Incumbent President Nicolas Maduro and his opponent, Edmundo Gonzalez, each have declared victory. The country’s political unrest and the possibility of Maduro, who has presided over the country’s economic downturn, keeping control are making Venezuelans uncertain about the future. More than 7.7 million Venezuelans have emigrated in the past few years, according to UNHCR, the U.N. refugee agency.
Should Maduro hold on to power, "it’s probable that many Venezuelans will see little hope for the future, for them or their families. The incentive to migrate will be huge," said Cynthia Arnson, distinguished fellow at the Wilson Center's Latin America Program.
Land routes for such migrants are getting even more treacherous with Panama’s new president, José Raúl Mulino, having committed to blocking people from migrating through the Darién Gap, Anastasia Moloney of Reuters’ Context reports.
The barbed wire fences Panamanian authorities have installed since signing an agreement with the United States at the beginning of this month will just lead to new and more dangerous routes popping up, Moloney writes: "No amount of barbed wire will be enough to stop migrants heading north to the United States in search of a better life."
Welcome to Tuesday’s edition of The Forum Daily. I’m Dan Gordon, the Forum’s strategic communications VP, and the great Forum Daily team also includes Jillian Clark, Ally Villarreal and Clara Villatoro.
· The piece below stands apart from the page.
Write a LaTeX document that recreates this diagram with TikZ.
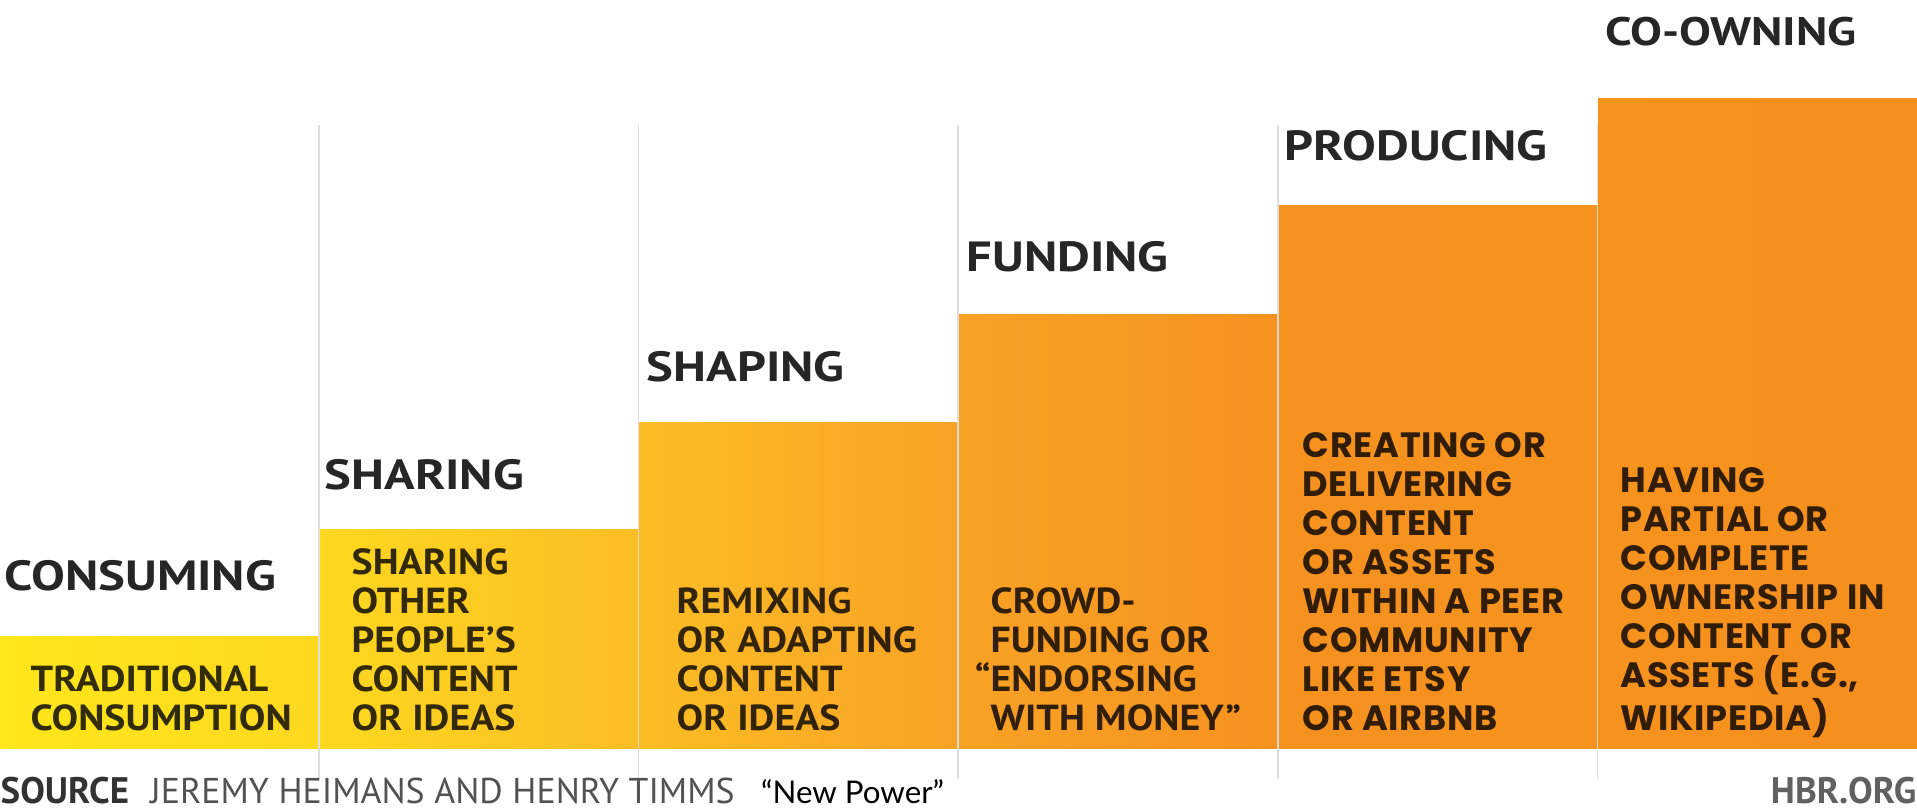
\documentclass[tikz,border=0pt]{standalone}
\usepackage{fontspec}
\newfontfamily\headfont{PT Sans}[FakeStretch=1.2]
\newfontfamily\dinfont{PT Sans}[FakeStretch=1.1]
\newfontfamily\footfont{PT Sans}
\newfontfamily\gothfont{Poppins}[LetterSpace=2]
\newfontfamily\gillfont{Lato}
\usetikzlibrary{positioning}
\definecolor{stopA}{HTML}{FEE71A}
\definecolor{stopB}{HTML}{FDD81F}
\definecolor{stopC}{HTML}{FBBD24}
\definecolor{stopD}{HTML}{F8A225}
\definecolor{stopE}{HTML}{F5921F}
\definecolor{stopF}{HTML}{F6921E}
\definecolor{stopG}{HTML}{F58F1E}
\tikzset{
	bar/.style={
		rectangle,
		inner sep=0pt, outer sep=0pt,
		minimum width=31.8mm,
		anchor=south west},
	head/.style={
		anchor=base west,
		inner sep=0pt,
		text=black!85,
		font=\headfont\bfseries\fontsize{12}{14}\selectfont},
	desc/.style={
		anchor=base west,
		inner sep=0pt,
		align=left,
		text=black, text opacity=0.8,
		font=\dinfont\bfseries\fontsize{10.3}{11.06}\selectfont},
	descwide/.style={
		desc,
		font=\gothfont\bfseries\fontsize{10}{11.06}\selectfont},
	foot/.style={
		inner sep=0pt,
		text=black!68,
		font=\footfont\fontsize{10.2}{12}\selectfont},
	divider/.style={draw=black!13, line width=0.15mm}
}
\begin{document}
\begin{tikzpicture}
[x=0.1mm, y=-0.1mm, node distance=2mm]
\useasboundingbox (0,0) rectangle (1917,809);
% grey column lines
\foreach \x in {319,638.5,958,1278,1597.5}
	\draw[divider] (\x,125) -- (\x,779);
% steps
\node[bar, minimum height=11.2mm, left color=stopA, right color=stopB] (consuming) at (0,748) {};
\node[bar, minimum height=21.9mm, left color=stopB, right color=stopC] (sharing) at (320,748) {};
\node[bar, minimum height=32.6mm, left color=stopC, right color=stopD] (shaping) at (639,748) {};
\node[bar, minimum height=43.4mm, left color=stopD, right color=stopE] (funding) at (959,748) {};
\node[bar, minimum height=54.3mm, left color=stopE, right color=stopF] (producing) at (1279,748) {};
\node[bar, minimum height=65.0mm, minimum width=31.9mm, left color=stopF, right color=stopG] (coowning) at (1598,748) {};
% headings
\node[head] (tconsuming) at ([xshift=0.4mm, yshift=4.6mm]consuming.north west) {CONSUMING};
\node[head] (tsharing) at ([xshift=0.4mm, yshift=4.0mm]sharing.north west) {SHARING};
\node[head] (tshaping) at ([xshift=0.7mm, yshift=4.1mm]shaping.north west) {SHAPING};
\node[head] (tfunding) at ([xshift=0.7mm, yshift=4.3mm]funding.north west) {FUNDING};
\node[head] (tproducing) at ([xshift=0.5mm, yshift=4.5mm]producing.north west) {PRODUCING};
\node[head, font=\headfont\bfseries\fontsize{11.3}{14}\selectfont] (tcoowning) at ([xshift=0.7mm, yshift=5.3mm]coowning.north west) {CO-OWNING};
% texts in the steps
\node[desc] (dconsuming) at ([xshift=3.0mm, yshift=1.8mm]consuming.south west) {TRADITIONAL\\CONSUMPTION};
\node[desc] (dsharing) at ([xshift=3.1mm, yshift=1.8mm]sharing.south west) {SHARING\\OTHER\\PEOPLE’S\\CONTENT\\OR IDEAS};
\node[desc] (dshaping) at ([xshift=3.7mm, yshift=1.8mm]shaping.south west) {REMIXING\\OR ADAPTING\\CONTENT\\OR IDEAS};
\node[desc] (dfunding) at ([xshift=3.1mm, yshift=1.8mm]funding.south west) {CROWD-\\FUNDING OR\\\llap{“}ENDORSING\\WITH MONEY”};
\node[descwide] (dproducing) at ([xshift=2.3mm, yshift=1.8mm]producing.south west) {CREATING OR\\DELIVERING\\CONTENT\\OR ASSETS\\WITHIN A PEER\\COMMUNITY\\LIKE ETSY\\OR AIRBNB};
\node[descwide] (dcoowning) at ([xshift=2.2mm, yshift=1.8mm]coowning.south west) {HAVING\\PARTIAL OR\\COMPLETE\\OWNERSHIP IN\\CONTENT OR\\ASSETS (E.G.,\\WIKIPEDIA)};
% footer
\node[foot, anchor=base west, text=black!80, font=\footfont\bfseries\fontsize{10.5}{12}\selectfont] (source) at (0,803) {SOURCE};
\node[foot, base right=2mm of source] (authors) {JEREMY HEIMANS AND HENRY TIMMS};
\node[foot, base right=2.5mm of authors, text=black, font=\gillfont\fontsize{8.9}{11}\selectfont] (book) {“New Power”};
\node[foot, anchor=base east, text=black!62, font=\footfont\bfseries\fontsize{10.5}{12}\selectfont] (hbr) at (1917,803) {HBR.ORG};
\end{tikzpicture}
\end{document}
If you have a story to share from your own community, please send it to me at [email protected].
SEPARATION — Although President Biden has not engaged in the "purposeful cruelty" of his predecessor’s family separation policy, researchers at UCLA’s Center for Immigration Law and Policy find that family separations still happen, reports Gustavo Solis of KPBS. Bureaucratic processes and a dearth of transparency and accountability are to blame, researchers found. "What this report seeks to do is illustrate how family separation is a feature of many long-standing CBP practices and policies that, frankly, should change," said Monika Langarica, one of the report’s authors.
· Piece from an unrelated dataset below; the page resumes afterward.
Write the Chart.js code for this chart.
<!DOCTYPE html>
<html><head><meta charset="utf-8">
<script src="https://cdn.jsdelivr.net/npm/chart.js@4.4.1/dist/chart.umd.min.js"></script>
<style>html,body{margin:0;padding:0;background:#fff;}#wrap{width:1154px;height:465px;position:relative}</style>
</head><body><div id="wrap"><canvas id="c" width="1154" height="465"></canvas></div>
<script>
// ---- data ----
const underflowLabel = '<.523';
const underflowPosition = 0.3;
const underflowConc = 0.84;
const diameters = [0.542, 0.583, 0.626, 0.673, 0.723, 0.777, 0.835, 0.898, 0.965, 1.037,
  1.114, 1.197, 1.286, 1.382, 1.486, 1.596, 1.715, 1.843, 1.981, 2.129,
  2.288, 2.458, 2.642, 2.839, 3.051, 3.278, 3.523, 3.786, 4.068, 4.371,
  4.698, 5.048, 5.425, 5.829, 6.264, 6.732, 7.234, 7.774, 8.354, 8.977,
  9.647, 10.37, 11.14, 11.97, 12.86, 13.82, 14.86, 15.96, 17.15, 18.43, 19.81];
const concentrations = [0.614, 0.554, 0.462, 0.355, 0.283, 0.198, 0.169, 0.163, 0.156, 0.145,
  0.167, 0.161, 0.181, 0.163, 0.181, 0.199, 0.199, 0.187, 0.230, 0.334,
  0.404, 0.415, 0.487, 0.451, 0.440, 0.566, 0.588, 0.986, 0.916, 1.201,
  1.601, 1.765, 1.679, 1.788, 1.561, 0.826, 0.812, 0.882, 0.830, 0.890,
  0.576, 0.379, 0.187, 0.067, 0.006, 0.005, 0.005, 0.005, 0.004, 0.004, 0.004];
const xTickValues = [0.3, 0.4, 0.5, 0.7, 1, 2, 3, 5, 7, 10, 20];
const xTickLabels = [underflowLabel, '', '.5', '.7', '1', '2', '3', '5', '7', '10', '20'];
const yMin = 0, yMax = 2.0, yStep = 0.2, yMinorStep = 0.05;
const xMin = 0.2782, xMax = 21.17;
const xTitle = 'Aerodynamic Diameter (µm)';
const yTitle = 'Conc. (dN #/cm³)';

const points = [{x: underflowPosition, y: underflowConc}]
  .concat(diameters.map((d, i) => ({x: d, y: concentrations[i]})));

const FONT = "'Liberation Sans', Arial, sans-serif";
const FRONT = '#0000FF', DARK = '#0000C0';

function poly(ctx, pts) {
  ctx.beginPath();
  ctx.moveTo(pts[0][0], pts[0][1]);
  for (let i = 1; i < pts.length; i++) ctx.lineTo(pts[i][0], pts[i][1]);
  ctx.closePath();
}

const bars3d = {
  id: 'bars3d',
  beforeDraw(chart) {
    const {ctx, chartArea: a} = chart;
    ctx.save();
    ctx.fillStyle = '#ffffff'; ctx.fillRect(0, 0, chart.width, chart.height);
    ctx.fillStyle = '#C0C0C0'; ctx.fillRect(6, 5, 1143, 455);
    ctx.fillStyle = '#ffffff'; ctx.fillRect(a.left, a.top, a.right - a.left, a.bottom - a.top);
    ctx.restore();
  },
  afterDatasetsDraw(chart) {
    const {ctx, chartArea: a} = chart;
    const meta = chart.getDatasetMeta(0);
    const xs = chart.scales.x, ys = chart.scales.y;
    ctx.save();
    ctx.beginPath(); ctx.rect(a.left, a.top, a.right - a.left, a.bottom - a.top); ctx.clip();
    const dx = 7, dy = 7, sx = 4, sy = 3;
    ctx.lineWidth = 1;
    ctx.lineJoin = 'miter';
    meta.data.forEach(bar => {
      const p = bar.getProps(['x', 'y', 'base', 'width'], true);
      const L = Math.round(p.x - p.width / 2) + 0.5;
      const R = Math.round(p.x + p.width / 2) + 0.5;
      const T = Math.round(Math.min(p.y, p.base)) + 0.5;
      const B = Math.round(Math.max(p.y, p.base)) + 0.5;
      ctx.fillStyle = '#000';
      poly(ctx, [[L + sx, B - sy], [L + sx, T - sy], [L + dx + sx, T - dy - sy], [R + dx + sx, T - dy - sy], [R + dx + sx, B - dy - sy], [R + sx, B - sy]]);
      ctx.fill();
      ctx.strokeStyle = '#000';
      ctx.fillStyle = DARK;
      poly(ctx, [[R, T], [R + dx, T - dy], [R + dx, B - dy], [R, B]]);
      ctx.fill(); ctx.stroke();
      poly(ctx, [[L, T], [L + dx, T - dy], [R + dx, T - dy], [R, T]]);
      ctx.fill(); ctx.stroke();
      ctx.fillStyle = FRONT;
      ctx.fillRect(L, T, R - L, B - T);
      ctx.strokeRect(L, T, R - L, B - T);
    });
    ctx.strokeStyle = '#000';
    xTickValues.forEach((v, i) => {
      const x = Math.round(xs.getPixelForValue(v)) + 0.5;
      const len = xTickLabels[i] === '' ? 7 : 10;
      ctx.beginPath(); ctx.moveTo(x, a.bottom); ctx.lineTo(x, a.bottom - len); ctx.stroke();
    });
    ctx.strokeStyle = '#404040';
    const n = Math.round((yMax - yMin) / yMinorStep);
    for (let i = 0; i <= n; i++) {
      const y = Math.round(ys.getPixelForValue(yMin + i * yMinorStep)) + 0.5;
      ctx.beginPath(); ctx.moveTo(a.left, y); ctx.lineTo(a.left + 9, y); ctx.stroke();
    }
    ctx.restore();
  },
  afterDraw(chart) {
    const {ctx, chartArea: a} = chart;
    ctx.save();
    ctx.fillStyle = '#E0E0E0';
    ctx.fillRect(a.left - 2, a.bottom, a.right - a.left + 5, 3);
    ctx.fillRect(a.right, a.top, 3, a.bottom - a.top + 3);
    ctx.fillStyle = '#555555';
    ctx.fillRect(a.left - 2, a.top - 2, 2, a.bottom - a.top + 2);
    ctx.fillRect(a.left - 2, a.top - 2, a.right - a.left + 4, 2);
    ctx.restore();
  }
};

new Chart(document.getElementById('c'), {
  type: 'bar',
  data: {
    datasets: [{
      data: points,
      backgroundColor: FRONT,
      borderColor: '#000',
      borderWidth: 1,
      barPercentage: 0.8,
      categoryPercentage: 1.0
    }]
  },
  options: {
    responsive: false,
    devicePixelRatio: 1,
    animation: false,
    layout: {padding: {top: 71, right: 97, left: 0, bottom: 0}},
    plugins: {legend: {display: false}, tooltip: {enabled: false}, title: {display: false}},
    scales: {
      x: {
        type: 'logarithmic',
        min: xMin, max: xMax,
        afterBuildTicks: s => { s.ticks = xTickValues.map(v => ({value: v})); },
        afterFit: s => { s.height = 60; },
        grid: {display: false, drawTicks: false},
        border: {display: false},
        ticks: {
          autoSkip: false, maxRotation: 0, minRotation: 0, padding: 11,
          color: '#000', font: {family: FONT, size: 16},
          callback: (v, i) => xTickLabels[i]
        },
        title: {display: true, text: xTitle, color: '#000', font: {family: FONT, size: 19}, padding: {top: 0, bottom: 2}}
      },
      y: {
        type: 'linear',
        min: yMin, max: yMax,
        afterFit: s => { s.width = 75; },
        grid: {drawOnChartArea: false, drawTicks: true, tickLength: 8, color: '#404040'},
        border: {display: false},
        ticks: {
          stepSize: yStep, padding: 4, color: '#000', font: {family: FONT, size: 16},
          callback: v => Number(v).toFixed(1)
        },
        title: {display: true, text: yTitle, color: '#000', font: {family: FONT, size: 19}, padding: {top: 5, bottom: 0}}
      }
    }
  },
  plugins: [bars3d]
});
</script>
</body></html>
AMERICAN WORKERS — Mass deportation would greatly harm American workers, Albert R. Hunt writes in a commentary for U.S. News & World Report. "The argument that Trump has made is these measures would be good for the economy and good for American workers," says Natasha Sarin of Yale University, a Treasury Department alumna. "The vast economic research on this question suggests exactly the opposite." Hunt writes that mass deportation also "would be a stain on the moral fabric of this country."
CAMPAIGN FODDER — Kamala Harris’ stances on immigration have gotten "more complicated" as vice president, a team at the Los Angeles Times reports. Meanwhile, some on the right are thinking about trying to end the universal right to education in an effort to encourage "self-deportation," Emily Bazelon of The New York Times reports. And former CBP Commissioner Gil Kerlikowske takes on the myth that migrants are responsible for the bulk of illicit fentanyl smuggled into the U.S., Chris McGreal writes in The Guardian. (See our resource too.)
CITIZENSHIP — Economic growth and civic engagement are just two of the benefits Claudia Ortega Hogue (a Forum board member), Steve Stephens and Michael Treviño list as they celebrate newly naturalized American citizens in their Houston Chronicle op-ed. More than 2,000 people became new citizens in a Houston naturalization ceremony on July 10 — only two days after Hurricane Beryl struck. A strong immigrant community helps to make a more resilient community overall, the authors write.